El papel del laicado en la Iglesia, incluso su propia condición de miembro de ella, ha sido ignorado y evitado durante siglos. Hemos tenido que esperar hasta el siglo XX y el Concilio Vaticano II para que la Iglesia hable con rotundidad de vocación laical, el papel del laicado en la Iglesia y en el mundo, o de derechos y obligaciones de los laicos. Sin todo ese marco no hubiéramos podido llegar a hablar de ministerios laicales, que es lo que nos ocupa.
El Concilio conducido por Pablo VI, un papa que tiene una idea clara y no clerical de lo que es el laicado, establece un marco adecuado para poder dar carta de naturaleza a los ministerios laicales: una eclesiología del Pueblo de Dios, una misión que se desarrolla según carismas, vocaciones y ministerios, y una Iglesia que busca responder a las necesidades del mundo con nuevas fórmulas.
Pero es el propio Pablo VI el que da un empujón notable a la cuestión de los ministerios laicales, primero con el motu propio Ministeria quaedam en 1972 y después con la exhortación apostólica Evangelii nuntiandi en 1975.

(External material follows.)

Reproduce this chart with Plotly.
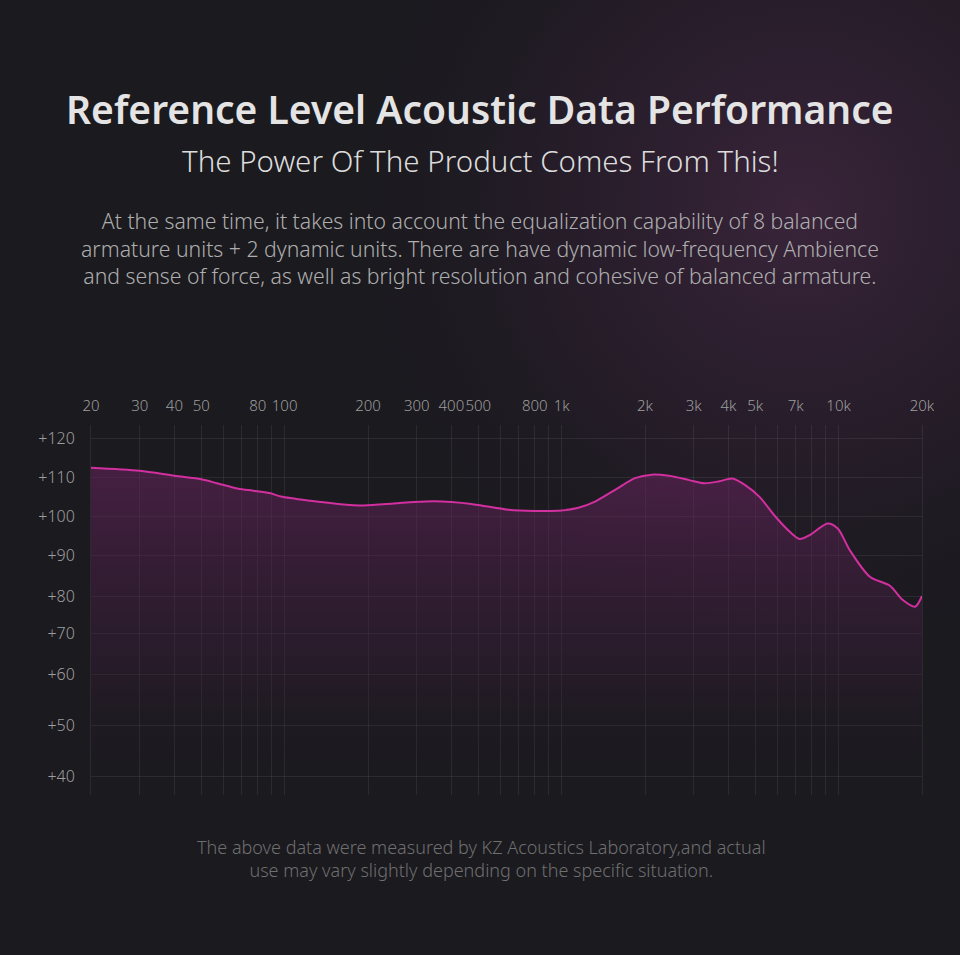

Ministeria quaedam se escribe para hacer una reforma de las llamadas “órdenes menores”. La propia carta hace un análisis de la situación en la que reconoce que, desde el principio, la Iglesia se dotó de ministerios diversos, que con el tiempo se fueron convirtiendo en pasos previos a la recepción del orden. Es una forma de hablar del monopolio clerical en que había caído la cuestión ministerial. Este documento supone la declaración explícita de que ministerios oficiales de la Iglesia puedan ser confiados a laicos, y nombra explícitamente dos posibles, acolitado y lectorado. Pero quizás lo más importante es que abre la posibilidad a que las conferencias episcopales determinen los nuevos ministerios que consideren necesarios y adecuados para la misión evangelizadora. Por lo tanto, permite el desarrollo de la ministerialidad no asociada al orden de una forma hasta entonces olvidada.
Pablo VI en la Evangelii nuntiandi da un paso más, que ha hecho que sea llamada “la carta magna de los ministerios”. Por un lado, aumenta el listado de lo que se puede considerar ministerio laical citando a catequistas, animadores de oración y del canto, cristianos consagrados al servicio a la Palabra de Dios o a la asistencia de los hermanos necesitados, jefes de pequeñas comunidades, y responsables de movimientos apostólicos u otros responsables. Supone una gran apertura hacia lo que puede ser considerado ministerio laical, que se relaciona con tareas que tienen que ver con el anuncio, la celebración, el servicio y la caridad. Por otro lado, afirma también que “los laicos pueden sentirse llamados o ser llamados a colaborar con los propios pastores en el servicio de la comunidad eclesial para el crecimiento y la vida de esta, ejerciendo ministerios muy diversos, según la gracia y los carismas que el Señor quiera concederles” (EN73). Es decir, se abre a la perspectiva vocacional del ministerio laical, también posible en el ámbito estrictamente eclesial, que no está reñida con el carácter secular del laico.
En resumen, Pablo VI, siguiendo la ola del Concilio, propició la posibilidad de un desarrollo real de los ministerios laicales, que fue aprovechado de forma muy relevante por algunas iglesias como la alemana, la francesa y la iglesia latinoamericana. Un campo donde aún queda mucho por recorrer y que documentos posteriores han intentado volver a empequeñecer.